The impact of 500 years of Islamic rule can’t be underestimated (from the early 8th century to the Christian Reconquista of 1249). At the time the Algarve was known as Al-Gharb (the west), as it was the westernmost possession of the Arab empire.
In recent years there has been a re-evaluation of the Arab legacy in Portugal and an increasing appreciation that it is something positive. Eduardo points out the rich heritage that was brought to the peninsula: arts and music; medicine; improved navigational tools and advanced technologies, including new agricultural methods and irrigation. I am reminded that the remnants of noras, the old waterwheels that revolutionised agriculture, still visible in the countryside, were brought by the Arabs. In addition, the Portuguese language adopted thousands of Arab words, still in use today.
“There was a great mix of people with Muslims and Christians intermarrying and a large Jewish community that was well integrated. After the Reconquista of 1247, many of the Arabs stayed on,” he says.
I am curious to know something about the Sephardic Jews and their musical traditions. Eduardo explains that when the Arabs arrived they found a large Jewish community in the Iberian Peninsula who had settled there at the start of the second millennium. Life under Muslim rule was a great opportunity for them and they flourished culturally. “And yes, there are many similarities between Sephardic and Arabic music as they share the same musical heritage in medieval Spain and Portugal,” he adds.

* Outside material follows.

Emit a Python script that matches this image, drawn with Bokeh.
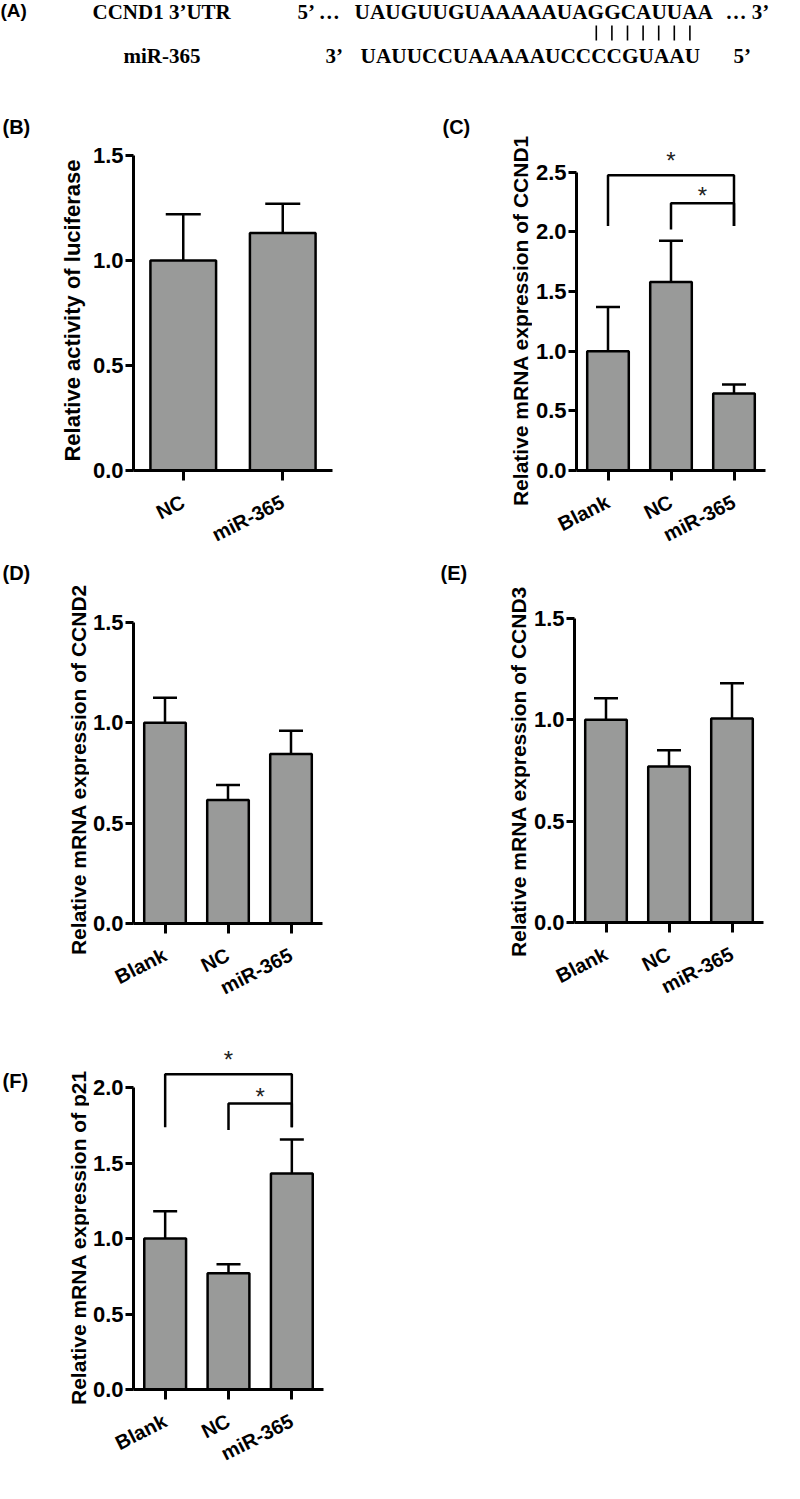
import math
from bokeh.plotting import figure
from bokeh.models import (Whisker, TeeHead, FixedTicker, PrintfTickFormatter,
                          ColumnDataSource, Range1d, FactorRange)
from bokeh.layouts import column, row
from bokeh.embed import file_html
from bokeh.resources import INLINE
from bokeh.core.properties import value

# ---------------- data ----------------
target_name = "CCND1 3’UTR"
target_seq = "UAUGUUGUAAAAAUAGGCAUUAA"
mir_name = "miR-365"
mir_seq = "UAUUCCUAAAAAUCCCCGUAAU"
paired_idx = [15, 16, 17, 18, 19, 20, 21]

b_groups = ["NC", "miR-365"]
b_means = [1.00, 1.13]
b_upper = [1.22, 1.27]

cdef_groups = ["Blank", "NC", "miR-365"]
c_means = [1.00, 1.58, 0.645]
c_upper = [1.37, 1.925, 0.72]
d_means = [1.00, 0.615, 0.845]
d_upper = [1.125, 0.69, 0.96]
e_means = [1.00, 0.77, 1.007]
e_upper = [1.107, 0.85, 1.18]
f_means = [1.00, 0.77, 1.43]
f_upper = [1.18, 0.83, 1.655]

# significance brackets: (left group, right group, bracket top, left leg end, right leg end, star y)
c_sig = [("Blank", "miR-365", 2.475, 2.05, 2.05, 2.64),
         ("NC", "miR-365", 2.24, 2.02, 2.05, 2.35)]
f_sig = [("Blank", "miR-365", 2.088, 1.736, 1.736, 2.216),
         ("NC", "miR-365", 1.894, 1.718, 1.736, 1.973)]

SANS = "Liberation Sans"
SERIF = "Liberation Serif"
BAR_FILL = "#999a99"


def blank_fig(w, h, flip=False):
    f = figure(width=w, height=h, x_range=Range1d(0, w),
               y_range=Range1d(h, 0) if flip else Range1d(0, h),
               output_backend="svg", toolbar_location=None, min_border=0,
               x_axis_type=None, y_axis_type=None)
    f.frame_align = False
    f.grid.visible = False
    f.outline_line_color = None
    f.background_fill_color = "white"
    f.border_fill_color = "white"
    return f


def style_axes(p, yticks):
    p.grid.visible = False
    p.outline_line_color = None
    p.background_fill_color = "white"
    p.border_fill_color = "white"
    for ax in p.axis:
        ax.axis_line_width = 3
        ax.axis_line_color = "black"
        ax.major_tick_line_width = 3
        ax.major_tick_line_color = "black"
        ax.major_tick_in = 0
        ax.minor_tick_line_color = None
        ax.major_label_text_font = SANS
        ax.major_label_text_font_style = "bold"
        ax.major_label_text_color = "black"
    yax = p.yaxis[0]
    yax.ticker = FixedTicker(ticks=yticks)
    yax.bounds = (0, yticks[-1])
    yax.formatter = PrintfTickFormatter(format="%.1f")
    yax.major_tick_out = 8
    yax.major_label_standoff = 2
    yax.major_label_text_font_size = "22px"
    xax = p.xaxis[0]
    xax.major_tick_out = 10
    xax.major_label_orientation = 0.47
    xax.major_label_standoff = 20
    xax.major_label_text_font_size = "20px"


def panel(letter, groups, means, upper, ylabel, yticks, geo, cap, letter_page,
          ylabel_page, ylabel_size, sig=None):
    ox, oy, W, h, sw, fl, fr, fb, ft, axis_top = geo
    ymax_view = yticks[-1] * (fb - ft) / (fb - axis_top)
    # left strip: panel letter and y-axis title
    s = blank_fig(sw, h)
    s.text(x=[letter_page[0] - ox], y=[oy + h - letter_page[1]], text=[letter],
           text_font=value(SANS), text_font_style="bold", text_font_size="20px",
           text_align="left", text_baseline="middle", text_color="black")
    s.text(x=[ylabel_page[0] - ox], y=[oy + h - ylabel_page[1]], text=[ylabel],
           angle=math.pi / 2, text_font=value(SANS), text_font_style="bold",
           text_font_size=ylabel_size, text_align="center", text_baseline="middle",
           text_color="black")
    # main chart
    mx = ox + sw
    p = figure(width=W - sw, height=h,
               x_range=FactorRange(*groups),
               y_range=Range1d(0, ymax_view),
               output_backend="svg", toolbar_location=None,
               min_border_left=fl - mx, min_border_right=ox + W - fr,
               min_border_bottom=oy + h - fb, min_border_top=ft - oy)
    p.frame_align = False
    style_axes(p, yticks)
    src = ColumnDataSource(dict(x=groups, top=means, upper=upper))
    p.vbar(x="x", top="top", width=0.66, source=src, fill_color=BAR_FILL,
           line_color="black", line_width=2.5)
    wk = Whisker(base="x", lower="top", upper="upper", source=src, dimension="height",
                 line_width=2.5, line_color="black",
                 upper_head=TeeHead(size=cap, line_width=2.5, line_color="black"),
                 lower_head=None)
    p.add_layout(wk)
    if sig:
        for g1, g2, top, l_end, r_end, star_y in sig:
            p.line(x=[g1, g1, g2, g2], y=[l_end, top, top, r_end],
                   line_width=2.5, line_color="black")
            mid = (groups.index(g1) + groups.index(g2)) / 2 + 0.5
            p.text(x=[mid], y=[star_y], text=["*"], text_align="center",
                   text_baseline="middle", y_offset=5,
                   text_font=value(SANS), text_font_size="24px", text_color="#222222")
    return [s, p]


# ---------------- panel A (page coordinates, y downwards) ----------------
pa = blank_fig(792, 100, flip=True)
name_kw = dict(text_font=value(SERIF), text_font_style="bold", text_font_size="21px",
               text_baseline="middle", text_color="black")
seq_kw = dict(name_kw, text_font_size="21.3px")
pa.text(x=[0], y=[10], text=["(A)"], text_font=value(SANS), text_font_style="bold",
        text_font_size="19px", text_baseline="middle")
line1_y, line2_y = 11, 55
pa.text(x=[92], y=[line1_y], text=[target_name], **name_kw)
pa.text(x=[297], y=[line1_y], text=["5’ …"], **name_kw)
seq1_left = 354
pa.text(x=[seq1_left], y=[line1_y], text=[target_seq], **seq_kw)
pa.text(x=[725], y=[line1_y], text=["… 3’"], **name_kw)
pa.text(x=[123], y=[line2_y], text=[mir_name], **name_kw)
pa.text(x=[325], y=[line2_y], text=["3’"], **name_kw)
pa.text(x=[360], y=[line2_y], text=[mir_seq], **seq_kw)
pa.text(x=[733], y=[line2_y], text=["5’"], **name_kw)
pitch = 15.6
bx = [seq1_left + (i + 0.5) * pitch for i in paired_idx]
pa.segment(x0=bx, y0=[25] * len(bx), x1=bx, y1=[40] * len(bx), line_width=1.6,
           line_color="black")

# ---------------- panels B-F ----------------
# geometry (page px): origin x, origin y, cell width, height, strip width,
#                     frame left, frame right, frame bottom, frame top, top-tick y
rowB = panel("(B)", b_groups, b_means, b_upper, "Relative activity of luciferase",
             [0, 0.5, 1.0, 1.5], (0, 100, 400, 458, 89, 131, 332, 472, 135, 155), 35,
             (2, 126), (72, 310), "22px")
rowC = panel("(C)", cdef_groups, c_means, c_upper, "Relative mRNA expression of CCND1",
             [0, 0.5, 1.0, 1.5, 2.0, 2.5], (400, 100, 392, 458, 132, 574, 765, 473, 140, 172),
             24, (442, 126), (520, 320), "21px", sig=c_sig)
rowD = panel("(D)", cdef_groups, d_means, d_upper, "Relative mRNA expression of CCND2",
             [0, 0.5, 1.0, 1.5], (0, 558, 400, 472, 89, 131, 322, 923, 600, 622), 24,
             (2, 572), (78, 769), "21px")
rowE = panel("(E)", cdef_groups, e_means, e_upper, "Relative mRNA expression of CCND3",
             [0, 0.5, 1.0, 1.5], (400, 558, 392, 472, 130, 573, 763, 922, 600, 618), 24,
             (440, 572), (518, 771), "21px")
rowF = panel("(F)", cdef_groups, f_means, f_upper, "Relative mRNA expression of p21",
             [0, 0.5, 1.0, 1.5, 2.0], (0, 1030, 400, 460, 89, 131, 323, 1389, 1040, 1087), 24,
             (2, 1080), (78, 1237), "21px", sig=f_sig)

layout = column(pa, row(*rowB, *rowC), row(*rowD, *rowE), row(*rowF))
open("out.html", "w").write(file_html(layout, INLINE))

Eduardo sings in Judaeo Spanish (or Eastern Ladino), the language used by Sephardic Jews, in Arabic as well as in medieval Galician Portuguese. Another way of preserving old traditions and heritage.

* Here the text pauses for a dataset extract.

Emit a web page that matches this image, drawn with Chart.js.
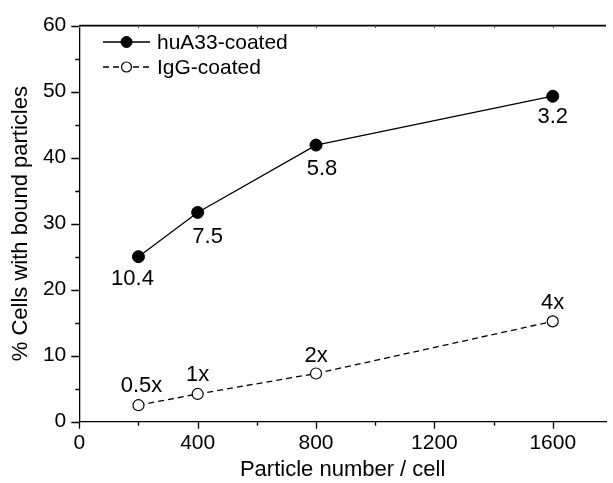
<!DOCTYPE html>
<html><head><meta charset="utf-8">
<script src="https://cdn.jsdelivr.net/npm/chart.js@4.4.1/dist/chart.umd.min.js"></script>
<style>html,body{margin:0;padding:0;background:#fff;} canvas{display:block;}</style>
</head><body>
<canvas id="c" width="613" height="483"></canvas>
<script>
const particleNumbers = [200, 400, 800, 1600];
const huA33Values = [25.0, 31.7, 41.9, 49.3];
const iggValues = [2.5, 4.2, 7.3, 15.2];
const huA33PointLabels = ['10.4', '7.5', '5.8', '3.2'];
const iggPointLabels = ['0.5x', '1x', '2x', '4x'];
const xTickValues = [0, 400, 800, 1200, 1600];
const xMinorTickValues = [200, 600, 1000, 1400];
const yTickValues = [0, 10, 20, 30, 40, 50, 60];
const yMinorTickValues = [5, 15, 25, 35, 45, 55];
const seriesNames = ['huA33-coated', 'IgG-coated'];

const FONT = "'Liberation Sans', Arial, sans-serif";
const style = {
  labelOffsets: [
    [[-6, 22], [10, 25], [6, 24], [0, 21]],
    [[3, -19], [0, -19], [0, -18], [0, -18]]
  ]
};

const toPoints = (xs, ys) => xs.map((x, i) => ({x: x, y: ys[i]}));

const drawPlugin = {
  id: 'extras',
  afterDraw(chart) {
    const ctx = chart.ctx;
    const xs = chart.scales.x, ys = chart.scales.y;
    const area = chart.chartArea;
    ctx.save();
    ctx.strokeStyle = '#000';
    ctx.lineWidth = 1.3;
    ctx.beginPath();
    xTickValues.forEach(v => { const p = Math.round(xs.getPixelForValue(v)) + 0.5; ctx.moveTo(p, area.bottom); ctx.lineTo(p, area.bottom + 7); });
    xMinorTickValues.forEach(v => { const p = Math.round(xs.getPixelForValue(v)) + 0.5; ctx.moveTo(p, area.bottom); ctx.lineTo(p, area.bottom + 4); });
    yTickValues.forEach(v => { const p = Math.round(ys.getPixelForValue(v)) + 0.5; ctx.moveTo(area.left, p); ctx.lineTo(area.left - 8, p); });
    yMinorTickValues.forEach(v => { const p = Math.round(ys.getPixelForValue(v)) + 0.5; ctx.moveTo(area.left, p); ctx.lineTo(area.left - 4, p); });
    ctx.stroke();
    ctx.lineWidth = 1.8;
    ctx.beginPath();
    ctx.moveTo(area.left, area.top); ctx.lineTo(area.right, area.top);
    ctx.stroke();
    ctx.lineWidth = 1;
    ctx.strokeStyle = '#555';
    ctx.beginPath();
    xTickValues.concat(xMinorTickValues).forEach(v => { const p = Math.round(xs.getPixelForValue(v)) + 0.5; ctx.moveTo(p, area.top); ctx.lineTo(p, area.top + 2.5); });
    ctx.stroke();

    ctx.fillStyle = '#000';
    ctx.font = '22px ' + FONT;
    ctx.textAlign = 'center';
    ctx.textBaseline = 'middle';
    [huA33PointLabels, iggPointLabels].forEach((labels, di) => {
      const meta = chart.getDatasetMeta(di);
      meta.data.forEach((pt, i) => {
        const o = style.labelOffsets[di][i];
        ctx.fillText(labels[i], pt.x + o[0], pt.y + o[1]);
      });
    });

    const rows = [42, 67];
    chart.data.datasets.forEach((ds, di) => {
      const y = rows[di];
      ctx.strokeStyle = ds.borderColor;
      ctx.lineWidth = ds.borderWidth;
      ctx.setLineDash(ds.borderDash || []);
      ctx.beginPath();
      ctx.moveTo(103, y); ctx.lineTo(150, y);
      ctx.stroke();
      ctx.setLineDash([]);
      ctx.beginPath();
      ctx.arc(126.5, y, ds.pointRadius - 0.5, 0, Math.PI * 2);
      ctx.fillStyle = ds.pointBackgroundColor;
      ctx.fill();
      ctx.lineWidth = ds.pointBorderWidth;
      ctx.strokeStyle = ds.pointBorderColor;
      ctx.stroke();
      ctx.fillStyle = '#000';
      ctx.font = '21px ' + FONT;
      ctx.textAlign = 'left';
      ctx.fillText(ds.label, 157, y + 1);
    });
    ctx.restore();
  }
};

new Chart(document.getElementById('c'), {
  type: 'line',
  data: {
    datasets: [
      {
        label: seriesNames[0],
        data: toPoints(particleNumbers, huA33Values),
        borderColor: '#000', borderWidth: 1.3,
        pointRadius: 6, pointBackgroundColor: '#000', pointBorderColor: '#000', pointBorderWidth: 1,
        tension: 0
      },
      {
        label: seriesNames[1],
        data: toPoints(particleNumbers, iggValues),
        borderColor: '#000', borderWidth: 1.3, borderDash: [6, 4],
        pointRadius: 5.5, pointBackgroundColor: '#fff', pointBorderColor: '#000', pointBorderWidth: 1.2,
        tension: 0
      }
    ]
  },
  options: {
    responsive: false,
    devicePixelRatio: 1,
    animation: false,
    layout: {padding: {top: 24.3, right: 0, bottom: 0, left: 0}},
    plugins: {legend: {display: false}, tooltip: {enabled: false}},
    scales: {
      x: {
        type: 'linear', position: 'bottom', min: 0, max: 1780,
        grid: {display: false, drawTicks: false},
        border: {display: true, color: '#000', width: 1.3},
        ticks: {font: {size: 21, family: FONT}, color: '#000', padding: 9, maxRotation: 0, autoSkip: false,
                callback: v => String(v)},
        afterBuildTicks: s => { s.ticks = xTickValues.map(v => ({value: v})); },
        afterFit: s => { s.height = 61.3; },
        title: {display: true, text: 'Particle number / cell', color: '#000', font: {size: 22, family: FONT}, padding: {top: 0, bottom: 0}}
      },
      y: {
        type: 'linear', position: 'left', min: 0, max: 60,
        grid: {display: false, drawTicks: false},
        border: {display: true, color: '#000', width: 1.3},
        ticks: {font: {size: 21, family: FONT}, color: '#000', padding: 13, callback: v => String(v)},
        afterBuildTicks: s => { s.ticks = yTickValues.map(v => ({value: v})); },
        afterFit: s => { s.width = 79.3; },
        title: {display: true, text: '% Cells with bound particles', color: '#000', font: {size: 22, family: FONT}, padding: {top: 8, bottom: 0}}
      }
    }
  },
  plugins: [drawPlugin]
});
</script>
</body></html>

The last 25 years of his life have been dedicated to promoting this music both in Portugal and abroad. He performs at fairs, medieval festivals, libraries, museums and thematic events. When asked what his commitments are at present, he lists a series of events. He took part in sessions at a variety of schools in Lagoa, performed Sephardic songs in another town, followed by a performance of Arabic and Christian music at a medieval festival in Monsanto. He also participated in the inauguration of the Museum Domião de Góis, in Alenquer, north of Lisbon, dedicated to the victims of the Inquisition. And he is busily preparing for the International Festival of Sephardic music in Cordoba next month.
There is no doubt that he has had a long and distinguished career as a musician. What’s his biggest achievement? I expect him to mention being the only Portuguese representative at the International Festival of Sacred Music in Fez two years ago or perhaps performing in front of Prince Aga Khan. Instead he says: “It’s arriving at a place and winning the public over with the music and passion I offer. This is always a major achievement for me.”

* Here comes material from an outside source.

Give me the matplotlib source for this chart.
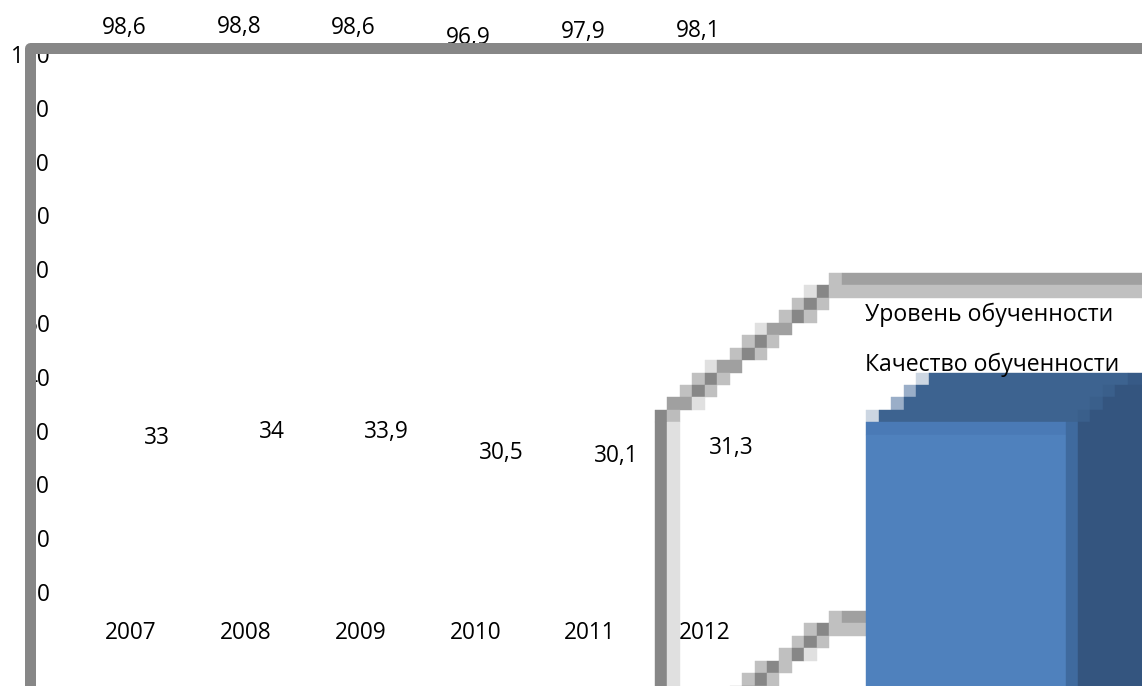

He considers himself to be fortunate to have a supportive family. His wife, “the love of my life”, is also fond of music. She is his right arm and helps him with his professional work. His daughter is an accomplished dancer while his son is a professional musician. He tells me that at times all three perform together. A perfect team by the sound of it.
When I ask him if he has any intention of retiring any time soon, he laughs. “No, musicians never retire. If I stop doing music, there’s no point in living. Music gives energy, strength and the will to carry on.”
I hope that for the sake of the captivating music he plays and his desire to preserve a heritage that has moulded present-day Portugal, he will carry on for a very long time to come.